Azkaban 源码分析之作业提交
介绍 :
Azkaban 提交作业有两种 :
- 通过人为手动提交一个作业
- 通过调度信息去调度执行一个作业
1. 作业调度信息 :
1.1 通过人为去手动提交一个作业:
用户提交作业首先需要通过 LoginAbstractAzkabanServlet 中的 doGet
方法
用户通过 doGet
进入 handleGet
(azkaban-web-server/ExecutorServlet) 方法,然后进入ajaxAttemptExecuteFlow
.
在 ajaxAttemptExecuteFlow
中需要经过权限检测,并获取 project 对应的 flow
.
- project 权限控制
protected Project getProjectAjaxByPermission(Map<String, Object> ret,
String projectName, User user, Permission.Type type) {
Project project = projectManager.getProject(projectName);
if (project == null) {
ret.put("error", "Project '" + project + "' not found.");
} else if (!hasPermission(project, user, type)) {
ret.put("error",
"User '" + user.getUserId() + "' doesn't have " + type.name()

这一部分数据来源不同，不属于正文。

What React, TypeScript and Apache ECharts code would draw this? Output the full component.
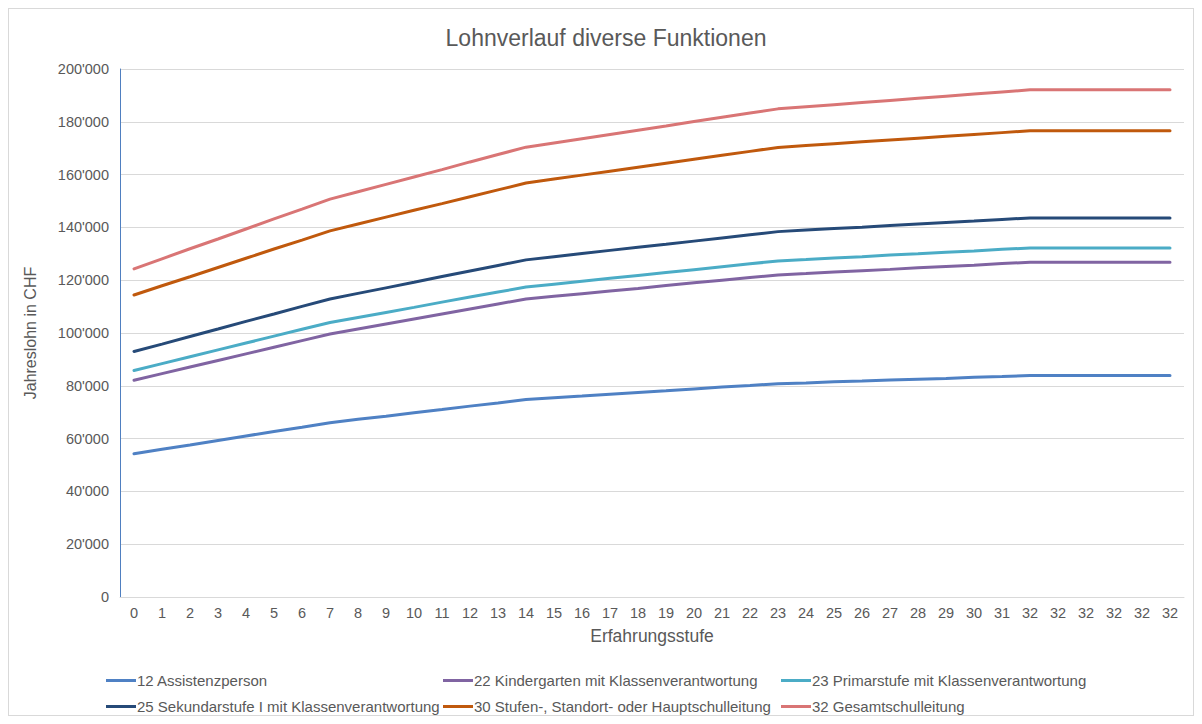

+ " permissions on " + project.getName());
} else {
return project;
}
return null;
}
之后进入 ajaxExecuteFlow
来根据用户页面提交信息,为 flow
初始化, 并且将信息初始化到flow 对应的 ExecutableFlow
信息类中.
信息初始化完毕后, 就通过 ExecutorManager.submitExecutableFlow
将信息放入到 queuedFlows
队列中去.
1.2 通过调度去调起一个作业:
- 提交调度请求
用户提交调度的请求首先需要通过 LoginAbstractAzkabanServlet
的 doGet
的方法.
之后进入 ScheduleServlet
的 handleGet
再到 handleAJAXAction
, ajaxScheduleFlow
来处理调度请求.
private void ajaxScheduleFlow(HttpServletRequest req,
HashMap<String, Object> ret, User user) throws ServletException {
String projectName = getParam(req, "projectName");
String flowName = getParam(req, "flow");
int projectId = getIntParam(req, "projectId");
Project project = projectManager.getProject(projectId);
if (project == null) {
ret.put("message", "Project " + projectName + " does not exist");
ret.put("status", "error");
return;
}
if (!hasPermission(project, user, Type.SCHEDULE)) {
ret.put("status", "error");
ret.put("message", "Permission denied. Cannot execute " + flowName);
return;
}
Flow flow = project.getFlow(flowName);
if (flow == null) {
ret.put("status", "error");
ret.put("message", "Flow " + flowName + " cannot be found in project "
+ project);
return;
}
String scheduleTime = getParam(req, "scheduleTime");
String scheduleDate = getParam(req, "scheduleDate");
DateTime firstSchedTime;
try {
firstSchedTime = parseDateTime(scheduleDate, scheduleTime);
} catch (Exception e) {
ret.put("error", "Invalid date and/or time '" + scheduleDate + " "
+ scheduleTime);
return;
}
// String sscheduleTime = firstSchedTime.toString("yyyy-MM-dd HH:mm:ss");
// System.out.println(sscheduleTime);
ReadablePeriod thePeriod = null;
try {
if (hasParam(req, "is_recurring")
&& getParam(req, "is_recurring").equals("on")) {
thePeriod = Schedule.parsePeriodString(getParam(req, "period"));
}
} catch (Exception e) {
ret.put("error", e.getMessage());
}
ExecutionOptions flowOptions = null;
try {
flowOptions = HttpRequestUtils.parseFlowOptions(req);
HttpRequestUtils.filterAdminOnlyFlowParams(userManager, flowOptions, user);
} catch (Exception e) {
ret.put("error", e.getMessage());
}
//flowOptions.setScheduleTime(sscheduleTime);
List<SlaOption> slaOptions = null;
Schedule schedule =
scheduleManager.scheduleFlow(-1, projectId, projectName, flowName,
"ready", firstSchedTime.getMillis(), firstSchedTime.getZone(),
thePeriod, DateTime.now().getMillis(), firstSchedTime.getMillis(),
firstSchedTime.getMillis(), user.getUserId(), flowOptions,
slaOptions); // 创建 Schedule 并构建调度信息
logger.info("User '" + user.getUserId() + "' has scheduled " + "["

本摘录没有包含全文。